Beste Mehrtagestour der Schweiz
Es ist der erste Abend auf unserer Runde um den Grand Combin. Ausgeschildert als «Tour des Combins» führt die Route einmal um das dreigipfelige Massiv des 4000ers. Die Hälfte des Weges liegt in der italienischen Region Aosta und die andere Hälfte im Wallis. Die Tour des Combins ist kürzer und hat weniger Höhenmeter als beispielsweise die Tour du Mont-Blanc, die nur ein paar Kilometer weiter nordwestlich verläuft. Aber dafür ist es rund um den Combin deutlich ruhiger. Wanderer laufen die 120 Kilometer in sechs Tagen. Mit dem Velo benötigt man drei. Die Runde gilt als eine der besten Mehrtagestouren mit dem MTB in der Schweiz.
Doch zurück zu den Mücken. Eigentlich sind wir nach den ersten 40 Kilometern längst bereit für die Schlafsäcke, aber wir müssten uns komplett darin verkriechen, um nicht zerstochen zu werden. Lieber suchen wir kurzfristig unser Heil in der Flucht und laufen ein paar Meter auf eine kleine Geländekante und hoffen dort noch etwas Wind und dadurch Ruhe zu finden. Eine halbe Stunde später ist es den Plagegeistern anscheinend auch zu dunkel und so wagen wir uns zurück in unser Lager. Am nächsten Morgen sehen wir die Sonne nur kurz, während wir Müsli mit Milchpulver und Wasser anrühren. Aus der Richtung des Combin ziehen dunkle Wolken herüber. Dabei steht heute die Königsetappe an. Zwei Pässe wollen wir schaffen. Die erste Passhöhe können wir gerade noch sehen, bevor auch sie sich mit Wolken füllt. Über das Fenêtre de Durand wollen wir von Italien ins Wallis wechseln. Der 2797 Meter hohe Übergang ist höchster Punkt und Schlüsselstelle der Tour. Weil wir mit Anfang Juni vergleichsweise früh im Jahr unterwegs sind, liegt dort oben noch Schnee.

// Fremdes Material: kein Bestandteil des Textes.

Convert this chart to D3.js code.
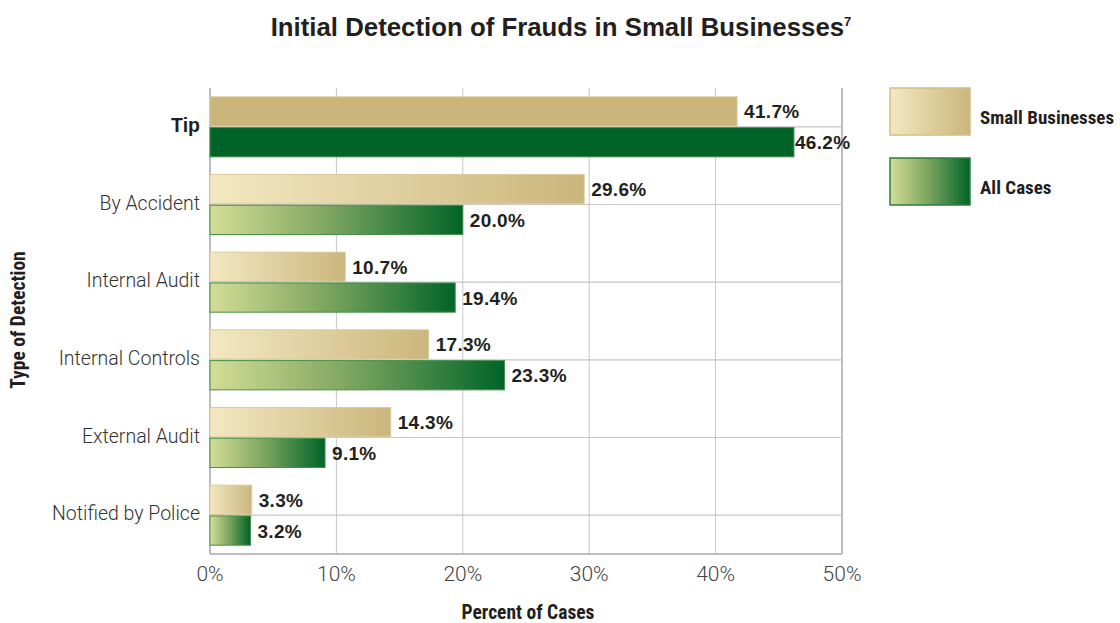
<!DOCTYPE html>
<html><head><meta charset="utf-8">
<script src="https://cdn.jsdelivr.net/npm/d3@7"></script>
<style>
body{margin:0;background:#fff;}
svg{display:block;}
</style></head>
<body><svg id="c" width="1120" height="623"></svg>
<script>
const categories = ["Tip","By Accident","Internal Audit","Internal Controls","External Audit","Notified by Police"];
const smallBusinesses = [41.7,29.6,10.7,17.3,14.3,3.3];
const allCases = [46.2,20.0,19.4,23.3,9.1,3.2];
const seriesNames = ["Small Businesses","All Cases"];
const xTicks = [0,10,20,30,40,50];
const highlight = "Tip";

const svg = d3.select("#c");
const condensed = "'Liberation Sans Narrow','Roboto Condensed','DejaVu Sans Condensed',Arial,sans-serif";
const light = "Roboto, 'Open Sans', Arial, sans-serif";
const bold = "'Liberation Sans', Arial, sans-serif";

const x = d3.scaleLinear().domain([0,50]).range([210,842]);
const y = d3.scaleBand().domain(categories).range([88,554]).paddingInner(0.227).paddingOuter(0.1135);
const ys = d3.scaleBand().domain([0,1]).range([0,y.bandwidth()]).paddingInner(0.05);

const defs = svg.append("defs");
const gTan = defs.append("linearGradient").attr("id","gTan");
gTan.append("stop").attr("offset","0").attr("stop-color","#f3e8c1");
gTan.append("stop").attr("offset","1").attr("stop-color","#cbb67c");
const gGreen = defs.append("linearGradient").attr("id","gGreen");
gGreen.append("stop").attr("offset","0").attr("stop-color","#d4dd96");
gGreen.append("stop").attr("offset","0.45").attr("stop-color","#82a862");
gGreen.append("stop").attr("offset","1").attr("stop-color","#006428");

// title
const t = svg.append("text").attr("x",561).attr("y",36).attr("text-anchor","middle")
  .style("font-family",bold).style("font-weight","bold").style("font-size","25.8px").attr("fill","#231f20");
t.append("tspan").text("Initial Detection of Frauds in Small Businesses");
t.append("tspan").attr("dy",-10).style("font-size","13px").text("7");

// grid
const grid = svg.append("g");
grid.selectAll("line.v").data(xTicks).join("line").attr("class","v")
  .attr("x1",d=>x(d)).attr("x2",d=>x(d)).attr("y1",88).attr("y2",554)
  .attr("stroke",d=>(d===0||d===50)?"#a9a9ab":"#c6c6c8").attr("stroke-width",d=>(d===0||d===50)?1.5:1);
grid.selectAll("line.h").data(categories).join("line").attr("class","h")
  .attr("x1",x(0)).attr("x2",x(50)).attr("y1",d=>y(d)+y.bandwidth()/2).attr("y2",d=>y(d)+y.bandwidth()/2)
  .attr("stroke","#c6c6c8").attr("stroke-width",1.2);
grid.append("line").attr("x1",x(0)).attr("x2",x(50)).attr("y1",554).attr("y2",554)
  .attr("stroke","#a9a9ab").attr("stroke-width",1.5);

// bars
const rows = [];
categories.forEach((c,i)=>{
  rows.push({cat:c,s:0,v:smallBusinesses[i]});
  rows.push({cat:c,s:1,v:allCases[i]});
});
const bars = svg.append("g");
bars.selectAll("rect").data(rows).join("rect")
  .attr("x",x(0)).attr("y",d=>y(d.cat)+ys(d.s)).attr("height",ys.bandwidth())
  .attr("width",d=>x(d.v)-x(0))
  .attr("fill",d=>d.cat===highlight ? (d.s===0?"#c9b479":"#006428") : (d.s===0?"url(#gTan)":"url(#gGreen)"))
  .attr("stroke",d=>d.s===0?"#d9cb9c":"#45904b").attr("stroke-width",1);

svg.append("g").selectAll("text").data(rows).join("text")
  .attr("x",d=>x(d.v)+ (x(d.v)+60>x(50)+10 && d.s===1 ? 1 : 7))
  .attr("y",d=>y(d.cat)+ys(d.s)+ys.bandwidth()/2+7)
  .style("font-family",bold).style("font-weight","bold").style("font-size","19px")
  .style("letter-spacing","0.3px").attr("fill","#231f20")
  .text(d=>d.v.toFixed(1)+"%");

// y axis labels
svg.append("g").selectAll("text").data(categories).join("text")
  .attr("x",200).attr("y",d=>y(d)+y.bandwidth()/2+5).attr("text-anchor","end")
  .style("font-family",d=>d===highlight?bold:light)
  .style("font-weight",d=>d===highlight?"bold":"300")
  .style("font-size",d=>d===highlight?"19.5px":"19.5px").attr("fill",d=>d===highlight?"#231f20":"#333")
  .text(d=>d);

// x axis labels
svg.append("g").selectAll("text").data(xTicks).join("text")
  .attr("x",d=>x(d)).attr("y",581).attr("text-anchor","middle")
  .style("font-family",light).style("font-weight","300").style("font-size","21px").attr("fill","#444")
  .text(d=>d+"%");

// axis titles
svg.append("text").attr("x",528).attr("y",619).attr("text-anchor","middle")
  .style("font-family",condensed).style("font-weight","bold").style("font-size","19.5px").attr("fill","#231f20")
  .text("Percent of Cases");
svg.append("text").attr("transform","translate(25,320) rotate(-90)").attr("text-anchor","middle")
  .style("font-family",condensed).style("font-weight","bold").style("font-size","19.5px").attr("fill","#231f20")
  .text("Type of Detection");

// legend
const lg = svg.append("g");
const legendY = [88,158];
lg.selectAll("rect").data(seriesNames).join("rect")
  .attr("x",890).attr("y",(d,i)=>legendY[i]).attr("width",80).attr("height",47)
  .attr("fill",(d,i)=>i===0?"url(#gTan)":"url(#gGreen)")
  .attr("stroke",(d,i)=>i===0?"#d0bf8a":"#2f7d3c").attr("stroke-width",1.5);
lg.selectAll("text").data(seriesNames).join("text")
  .attr("x",980).attr("y",(d,i)=>legendY[i]+36)
  .style("font-family",condensed).style("font-weight","bold").style("font-size","19px").attr("fill","#231f20")
  .text(d=>d);
</script></body></html>
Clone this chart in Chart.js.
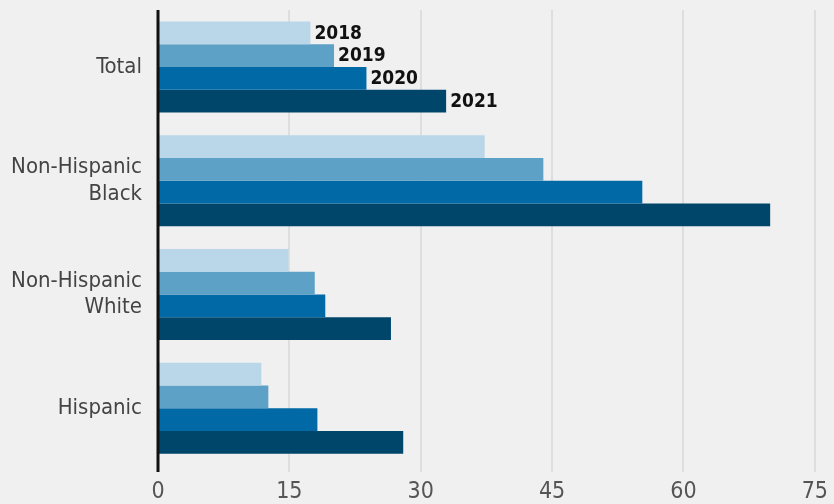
<!DOCTYPE html>
<html>
<head>
<meta charset="utf-8">
<title>Rates by group, 2018-2021</title>
<script src="https://cdn.jsdelivr.net/npm/chart.js"></script>
<style>
    html, body { margin: 0; padding: 0; background: #f0f0f0; }
    #wrap { width: 834px; height: 504px; }
</style>
</head>
<body>
<div id="wrap"><canvas id="groupChart" width="834" height="504"></canvas></div>
<script>
// categories (multi-line labels as arrays)
const groups = ["Total", ["Non-Hispanic", "Black"], ["Non-Hispanic", "White"], "Hispanic"];
const years = ["2018", "2019", "2020", "2021"];

// one array per year, same order as groups
const values2018 = [17.4, 37.3, 14.9, 11.8];
const values2019 = [20.1, 44.0, 17.9, 12.6];
const values2020 = [23.8, 55.3, 19.1, 18.2];
const values2021 = [32.9, 69.9, 26.6, 28.0];

const xTicks = [0, 15, 30, 45, 60, 75];

const colors = ["#b9d7e8", "#5ea1c7", "#0069a6", "#00466b"];
const fontFamily = "'DejaVu Sans Condensed', 'Roboto', sans-serif";

// year names next to the first group's bars, plus the zero line drawn on top
const overlay = {
    id: "overlay",
    afterDatasetsDraw(chart) {
        const ctx = chart.ctx;
        const area = chart.chartArea;
        ctx.save();

        ctx.strokeStyle = "#111";
        ctx.lineWidth = 3;
        ctx.beginPath();
        ctx.moveTo(area.left, area.top);
        ctx.lineTo(area.left, area.bottom + 7);
        ctx.stroke();

        ctx.font = "bold 19px " + fontFamily;
        ctx.fillStyle = "#111";
        ctx.textAlign = "left";
        ctx.textBaseline = "middle";
        chart.data.datasets.forEach((ds, i) => {
            const bar = chart.getDatasetMeta(i).data[0];
            ctx.fillText(ds.label, bar.x + 4, bar.y + 1);
        });
        ctx.restore();
    }
};

const series = [values2018, values2019, values2020, values2021];

new Chart(document.getElementById("groupChart"), {
    type: "bar",
    data: {
        labels: groups,
        datasets: series.map((vals, i) => ({
            label: years[i],
            data: vals,
            backgroundColor: colors[i],
            borderWidth: 0,
            categoryPercentage: 0.8,
            barPercentage: 1.0
        }))
    },
    options: {
        indexAxis: "y",
        responsive: false,
        animation: false,
        layout: { padding: { top: 10, right: 12, left: 0, bottom: 0 } },
        plugins: {
            legend: { display: false },
            tooltip: { enabled: false }
        },
        scales: {
            x: {
                min: 0,
                max: 75,
                afterBuildTicks: axis => { axis.ticks = xTicks.map(v => ({ value: v })); },
                afterFit: axis => { axis.height = 39; },
                grid: {
                    color: "#dedede",
                    lineWidth: 2,
                    drawTicks: true,
                    tickLength: 7
                },
                border: { display: false },
                ticks: {
                    color: "#555",
                    padding: 6,
                    font: { family: fontFamily, size: 23 }
                }
            },
            y: {
                afterFit: axis => {
                    axis.width = 158;
                    // no extra room for the two-line labels at the ends
                    axis.paddingTop = 0;
                    axis.paddingBottom = 0;
                },
                grid: { display: false },
                border: { display: false },
                ticks: {
                    color: "#444",
                    padding: 8,
                    font: { family: fontFamily, size: 22 }
                }
            }
        }
    },
    plugins: [overlay]
});
</script>
</body>
</html>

Als wir den Lagerplatz verlassen, hat uns der Regen schon fast erreicht, gleichzeitig wird es schnell kühl. Was gestern wie eine Hochsommertour gestartet ist, erscheint jetzt direkt zwei Stufen ungemütlicher. Ich krame Handschuhe und Mütze aus meiner Satteltasche und trage gegen den kalten Wind neben meiner Hardshelljacke auch meine lange Regenhose. Gleichzeitig führt der Trail so steil bergan, dass ich unter den wasserdichten Sachen mein eigenes Dampfbad eröffne.
Aber mit dem Velofahren ist bald Schluss. Der Pfad verschwindet im Schnee. Wir schieben zunächst in Serpentinen die Altschneefelder hinauf. Doch die Velos rutschen uns dabei immer wieder seitlich weg. Während man selbst nur wackelig im Schnee steht und dann das vollbeladene Bike ins Rutschen kommt, muss man sich ziemlich konzentrieren, um nicht zusammen zurück ins Tal zu rodeln.
Wir beschliessen in direkter Linie aufzusteigen, dann können wir die Bikes etwas besser halten. Warum wir die Velos nicht gleich tragen? Jedes ist vollbepackt mit einer Lenkerrolle, einer Rahmen- und einer Satteltasche – das trägt sich auch nicht besser. Immerhin ziehen die Regenwolken zügig weiter und das Gelände flacht irgendwann ab. Die letzten Meter zum Pass sind sogar schneefrei.